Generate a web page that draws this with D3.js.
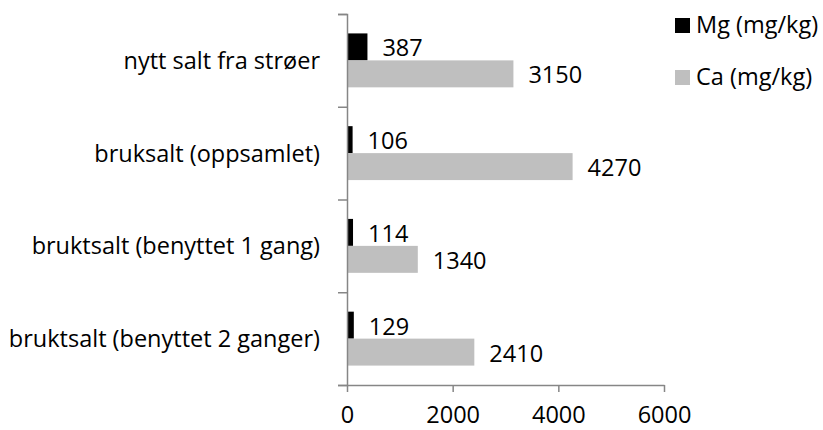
::::::
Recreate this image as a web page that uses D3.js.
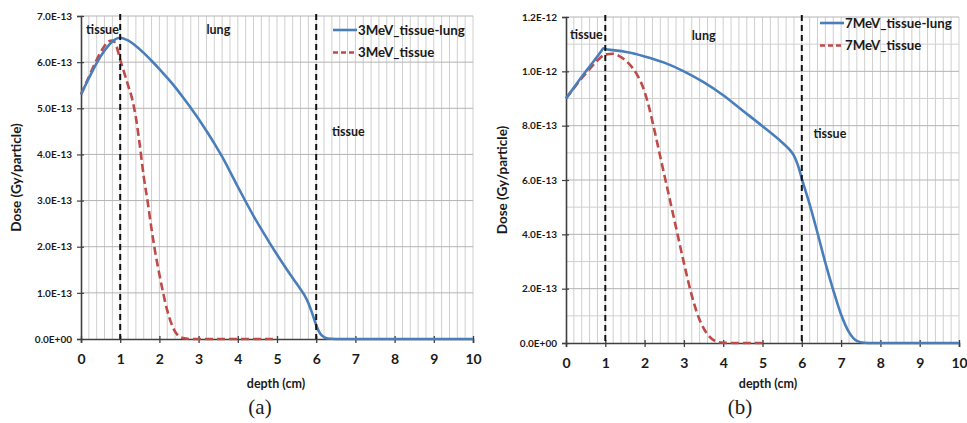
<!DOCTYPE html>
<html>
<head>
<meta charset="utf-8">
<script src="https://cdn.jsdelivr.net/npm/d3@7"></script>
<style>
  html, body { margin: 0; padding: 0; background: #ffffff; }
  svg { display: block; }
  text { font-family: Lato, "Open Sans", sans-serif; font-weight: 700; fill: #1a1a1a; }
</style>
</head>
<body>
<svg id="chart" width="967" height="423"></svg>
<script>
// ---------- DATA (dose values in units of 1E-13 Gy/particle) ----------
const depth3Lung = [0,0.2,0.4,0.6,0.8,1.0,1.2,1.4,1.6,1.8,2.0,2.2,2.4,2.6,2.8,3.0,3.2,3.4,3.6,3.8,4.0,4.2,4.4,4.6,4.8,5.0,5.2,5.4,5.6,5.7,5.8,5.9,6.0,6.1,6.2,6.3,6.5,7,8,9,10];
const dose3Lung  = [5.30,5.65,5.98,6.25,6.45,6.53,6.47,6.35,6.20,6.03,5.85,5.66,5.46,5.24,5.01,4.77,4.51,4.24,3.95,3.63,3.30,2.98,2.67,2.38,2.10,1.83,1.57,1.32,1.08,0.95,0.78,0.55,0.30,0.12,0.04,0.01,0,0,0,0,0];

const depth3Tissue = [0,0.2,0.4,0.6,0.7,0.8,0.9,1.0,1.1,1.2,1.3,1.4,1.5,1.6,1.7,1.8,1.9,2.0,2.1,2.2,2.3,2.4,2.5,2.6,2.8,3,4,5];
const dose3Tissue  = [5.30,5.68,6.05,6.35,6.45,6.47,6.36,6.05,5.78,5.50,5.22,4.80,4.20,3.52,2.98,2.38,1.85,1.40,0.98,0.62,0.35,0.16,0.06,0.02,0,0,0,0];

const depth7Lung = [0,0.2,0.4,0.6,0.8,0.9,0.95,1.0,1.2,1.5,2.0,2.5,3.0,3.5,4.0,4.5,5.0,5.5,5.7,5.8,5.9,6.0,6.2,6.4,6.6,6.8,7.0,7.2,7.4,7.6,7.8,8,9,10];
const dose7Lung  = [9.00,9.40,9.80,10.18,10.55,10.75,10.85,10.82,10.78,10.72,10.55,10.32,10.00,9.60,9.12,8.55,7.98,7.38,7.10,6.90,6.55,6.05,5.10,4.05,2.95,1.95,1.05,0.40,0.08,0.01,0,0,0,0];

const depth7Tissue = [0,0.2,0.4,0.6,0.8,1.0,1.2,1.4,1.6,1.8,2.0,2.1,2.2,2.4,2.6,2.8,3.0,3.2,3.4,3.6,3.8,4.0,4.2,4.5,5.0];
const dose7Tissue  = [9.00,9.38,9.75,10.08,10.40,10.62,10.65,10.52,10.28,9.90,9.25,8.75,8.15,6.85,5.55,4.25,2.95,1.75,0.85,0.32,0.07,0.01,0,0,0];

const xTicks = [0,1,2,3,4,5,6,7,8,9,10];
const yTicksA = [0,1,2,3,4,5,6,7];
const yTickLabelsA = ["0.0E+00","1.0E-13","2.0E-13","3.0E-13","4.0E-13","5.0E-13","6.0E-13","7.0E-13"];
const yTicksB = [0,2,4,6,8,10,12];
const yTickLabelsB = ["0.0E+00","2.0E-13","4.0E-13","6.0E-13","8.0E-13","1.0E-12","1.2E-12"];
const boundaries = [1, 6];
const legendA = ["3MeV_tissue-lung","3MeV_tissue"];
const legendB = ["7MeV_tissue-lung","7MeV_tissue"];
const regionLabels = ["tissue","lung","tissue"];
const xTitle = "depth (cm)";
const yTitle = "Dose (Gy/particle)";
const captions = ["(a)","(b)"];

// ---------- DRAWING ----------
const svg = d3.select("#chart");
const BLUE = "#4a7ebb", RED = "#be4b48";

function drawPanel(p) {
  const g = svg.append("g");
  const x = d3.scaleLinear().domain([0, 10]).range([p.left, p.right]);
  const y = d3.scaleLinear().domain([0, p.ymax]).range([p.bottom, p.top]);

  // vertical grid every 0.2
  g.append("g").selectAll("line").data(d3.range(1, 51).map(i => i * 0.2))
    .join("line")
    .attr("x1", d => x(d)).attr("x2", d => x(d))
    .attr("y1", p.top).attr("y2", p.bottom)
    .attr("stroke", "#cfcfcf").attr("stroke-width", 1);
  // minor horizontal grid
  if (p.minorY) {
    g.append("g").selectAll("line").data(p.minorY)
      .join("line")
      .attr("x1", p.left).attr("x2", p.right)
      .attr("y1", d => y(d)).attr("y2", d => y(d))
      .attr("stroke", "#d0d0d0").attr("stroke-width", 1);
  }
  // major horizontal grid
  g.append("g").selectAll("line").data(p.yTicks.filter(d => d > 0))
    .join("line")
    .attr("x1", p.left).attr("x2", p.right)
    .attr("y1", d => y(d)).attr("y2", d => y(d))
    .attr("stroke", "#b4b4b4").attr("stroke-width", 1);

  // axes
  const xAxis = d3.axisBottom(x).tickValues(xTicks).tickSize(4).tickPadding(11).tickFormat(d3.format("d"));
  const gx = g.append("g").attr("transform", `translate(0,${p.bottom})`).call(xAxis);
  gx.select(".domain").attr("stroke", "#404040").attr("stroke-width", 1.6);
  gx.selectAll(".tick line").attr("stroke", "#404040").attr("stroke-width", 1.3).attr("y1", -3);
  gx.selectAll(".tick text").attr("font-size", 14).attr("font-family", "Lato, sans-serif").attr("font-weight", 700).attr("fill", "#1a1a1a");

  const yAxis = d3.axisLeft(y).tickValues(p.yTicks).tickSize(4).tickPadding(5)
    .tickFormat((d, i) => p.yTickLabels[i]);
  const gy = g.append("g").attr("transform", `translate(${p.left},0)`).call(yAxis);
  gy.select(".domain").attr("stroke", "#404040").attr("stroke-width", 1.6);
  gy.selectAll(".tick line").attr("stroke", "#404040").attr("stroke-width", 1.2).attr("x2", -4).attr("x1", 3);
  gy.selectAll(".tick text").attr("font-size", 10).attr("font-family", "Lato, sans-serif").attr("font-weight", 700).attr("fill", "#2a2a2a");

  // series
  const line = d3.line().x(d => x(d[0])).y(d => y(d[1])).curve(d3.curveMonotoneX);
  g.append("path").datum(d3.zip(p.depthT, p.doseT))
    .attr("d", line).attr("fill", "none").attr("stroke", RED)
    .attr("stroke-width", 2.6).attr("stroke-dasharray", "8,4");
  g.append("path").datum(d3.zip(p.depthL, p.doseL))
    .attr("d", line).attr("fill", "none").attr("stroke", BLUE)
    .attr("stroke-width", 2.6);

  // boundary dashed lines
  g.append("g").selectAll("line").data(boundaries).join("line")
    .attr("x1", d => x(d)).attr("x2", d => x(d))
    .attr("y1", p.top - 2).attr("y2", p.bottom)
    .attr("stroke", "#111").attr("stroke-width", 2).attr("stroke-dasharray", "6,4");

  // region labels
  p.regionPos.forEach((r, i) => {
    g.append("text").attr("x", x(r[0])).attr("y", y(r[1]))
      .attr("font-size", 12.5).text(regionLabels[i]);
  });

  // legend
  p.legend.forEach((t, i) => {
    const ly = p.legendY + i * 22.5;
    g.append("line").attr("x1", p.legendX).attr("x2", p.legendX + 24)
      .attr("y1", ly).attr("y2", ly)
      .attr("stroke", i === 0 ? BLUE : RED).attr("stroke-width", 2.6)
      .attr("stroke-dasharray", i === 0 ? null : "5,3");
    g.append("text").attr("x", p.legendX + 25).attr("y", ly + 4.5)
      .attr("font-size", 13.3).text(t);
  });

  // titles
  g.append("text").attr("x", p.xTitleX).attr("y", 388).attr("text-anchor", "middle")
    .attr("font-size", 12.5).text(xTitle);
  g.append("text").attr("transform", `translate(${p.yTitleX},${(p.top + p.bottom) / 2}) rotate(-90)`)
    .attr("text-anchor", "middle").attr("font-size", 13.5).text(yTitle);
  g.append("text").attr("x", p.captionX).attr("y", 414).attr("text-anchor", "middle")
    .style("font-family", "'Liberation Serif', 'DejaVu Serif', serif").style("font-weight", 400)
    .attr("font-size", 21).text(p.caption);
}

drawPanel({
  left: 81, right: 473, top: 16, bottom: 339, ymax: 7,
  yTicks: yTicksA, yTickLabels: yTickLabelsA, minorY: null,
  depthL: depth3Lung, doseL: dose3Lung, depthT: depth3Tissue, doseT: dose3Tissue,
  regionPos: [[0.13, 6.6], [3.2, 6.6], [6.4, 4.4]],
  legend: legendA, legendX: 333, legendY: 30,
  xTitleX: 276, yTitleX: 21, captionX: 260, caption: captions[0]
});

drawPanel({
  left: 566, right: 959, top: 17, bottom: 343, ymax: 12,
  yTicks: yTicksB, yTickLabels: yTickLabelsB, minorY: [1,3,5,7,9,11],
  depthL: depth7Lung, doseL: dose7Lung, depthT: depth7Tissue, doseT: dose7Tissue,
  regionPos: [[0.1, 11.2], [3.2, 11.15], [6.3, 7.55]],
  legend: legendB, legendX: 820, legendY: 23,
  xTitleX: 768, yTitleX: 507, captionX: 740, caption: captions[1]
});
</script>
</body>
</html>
::::::
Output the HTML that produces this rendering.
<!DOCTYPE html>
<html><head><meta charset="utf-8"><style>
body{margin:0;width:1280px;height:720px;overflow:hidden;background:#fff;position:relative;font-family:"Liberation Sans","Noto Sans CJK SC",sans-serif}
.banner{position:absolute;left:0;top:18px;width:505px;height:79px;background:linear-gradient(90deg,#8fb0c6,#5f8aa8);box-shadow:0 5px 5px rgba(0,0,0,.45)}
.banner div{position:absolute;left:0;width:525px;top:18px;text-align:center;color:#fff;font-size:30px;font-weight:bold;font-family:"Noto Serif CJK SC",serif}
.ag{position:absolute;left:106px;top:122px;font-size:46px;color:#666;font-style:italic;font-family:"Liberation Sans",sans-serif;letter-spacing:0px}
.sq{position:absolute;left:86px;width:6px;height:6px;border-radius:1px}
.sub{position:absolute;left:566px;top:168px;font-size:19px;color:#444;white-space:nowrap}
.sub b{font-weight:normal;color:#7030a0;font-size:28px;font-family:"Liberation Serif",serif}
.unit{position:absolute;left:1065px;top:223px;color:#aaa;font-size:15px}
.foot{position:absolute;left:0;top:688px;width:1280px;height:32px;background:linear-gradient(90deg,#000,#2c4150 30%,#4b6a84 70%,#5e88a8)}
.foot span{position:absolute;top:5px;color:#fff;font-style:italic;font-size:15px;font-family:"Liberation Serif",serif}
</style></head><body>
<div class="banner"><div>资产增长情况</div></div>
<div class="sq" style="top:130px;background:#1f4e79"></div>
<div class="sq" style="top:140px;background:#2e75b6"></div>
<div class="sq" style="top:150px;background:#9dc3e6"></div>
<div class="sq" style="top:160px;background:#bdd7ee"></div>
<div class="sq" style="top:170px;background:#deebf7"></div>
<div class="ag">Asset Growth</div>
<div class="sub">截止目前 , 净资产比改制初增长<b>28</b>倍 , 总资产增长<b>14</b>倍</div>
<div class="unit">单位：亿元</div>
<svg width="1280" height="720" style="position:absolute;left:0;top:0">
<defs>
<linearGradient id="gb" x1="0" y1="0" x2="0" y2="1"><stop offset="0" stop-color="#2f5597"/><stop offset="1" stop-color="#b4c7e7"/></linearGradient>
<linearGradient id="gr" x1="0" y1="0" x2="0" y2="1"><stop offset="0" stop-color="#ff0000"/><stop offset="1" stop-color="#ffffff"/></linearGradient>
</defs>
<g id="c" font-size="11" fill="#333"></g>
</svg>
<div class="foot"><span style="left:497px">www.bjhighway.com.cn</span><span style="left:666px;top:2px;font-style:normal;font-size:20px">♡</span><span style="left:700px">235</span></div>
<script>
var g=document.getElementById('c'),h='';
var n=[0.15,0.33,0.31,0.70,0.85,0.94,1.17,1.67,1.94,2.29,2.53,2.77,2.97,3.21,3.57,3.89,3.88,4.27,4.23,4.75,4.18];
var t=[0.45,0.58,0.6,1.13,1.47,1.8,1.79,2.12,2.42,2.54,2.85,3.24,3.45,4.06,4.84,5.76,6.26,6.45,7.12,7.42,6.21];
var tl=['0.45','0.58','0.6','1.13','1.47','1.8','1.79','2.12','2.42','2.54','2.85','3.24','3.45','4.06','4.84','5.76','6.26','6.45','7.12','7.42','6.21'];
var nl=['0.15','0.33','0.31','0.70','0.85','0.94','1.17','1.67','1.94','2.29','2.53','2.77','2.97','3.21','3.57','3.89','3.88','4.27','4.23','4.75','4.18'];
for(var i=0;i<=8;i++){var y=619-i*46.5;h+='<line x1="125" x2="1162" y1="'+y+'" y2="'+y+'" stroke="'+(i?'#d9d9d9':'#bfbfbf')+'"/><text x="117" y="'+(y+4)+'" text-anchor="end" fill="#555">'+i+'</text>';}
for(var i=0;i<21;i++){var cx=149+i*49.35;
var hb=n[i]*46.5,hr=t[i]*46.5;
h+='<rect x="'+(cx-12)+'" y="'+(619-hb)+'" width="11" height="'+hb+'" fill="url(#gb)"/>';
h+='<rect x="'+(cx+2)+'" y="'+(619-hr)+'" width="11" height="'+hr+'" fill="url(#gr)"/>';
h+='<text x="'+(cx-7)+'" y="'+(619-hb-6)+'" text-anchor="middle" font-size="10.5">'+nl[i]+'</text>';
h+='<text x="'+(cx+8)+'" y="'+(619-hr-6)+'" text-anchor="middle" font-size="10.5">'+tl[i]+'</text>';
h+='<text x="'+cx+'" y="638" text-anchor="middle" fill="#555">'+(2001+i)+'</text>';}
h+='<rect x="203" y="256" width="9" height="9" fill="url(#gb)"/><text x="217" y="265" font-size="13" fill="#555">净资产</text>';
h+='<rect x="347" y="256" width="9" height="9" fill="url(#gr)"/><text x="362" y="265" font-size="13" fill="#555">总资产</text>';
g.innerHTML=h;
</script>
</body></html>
::::::
▶ [EXERCISE BRIEF]:
Return every line of the preceding records in which the word "that" appears.

▶ [ANSWER TO THIS EXERCISE]:
Generate a web page that draws this with D3.js.
Recreate this image as a web page that uses D3.js.
Output the HTML that produces this rendering.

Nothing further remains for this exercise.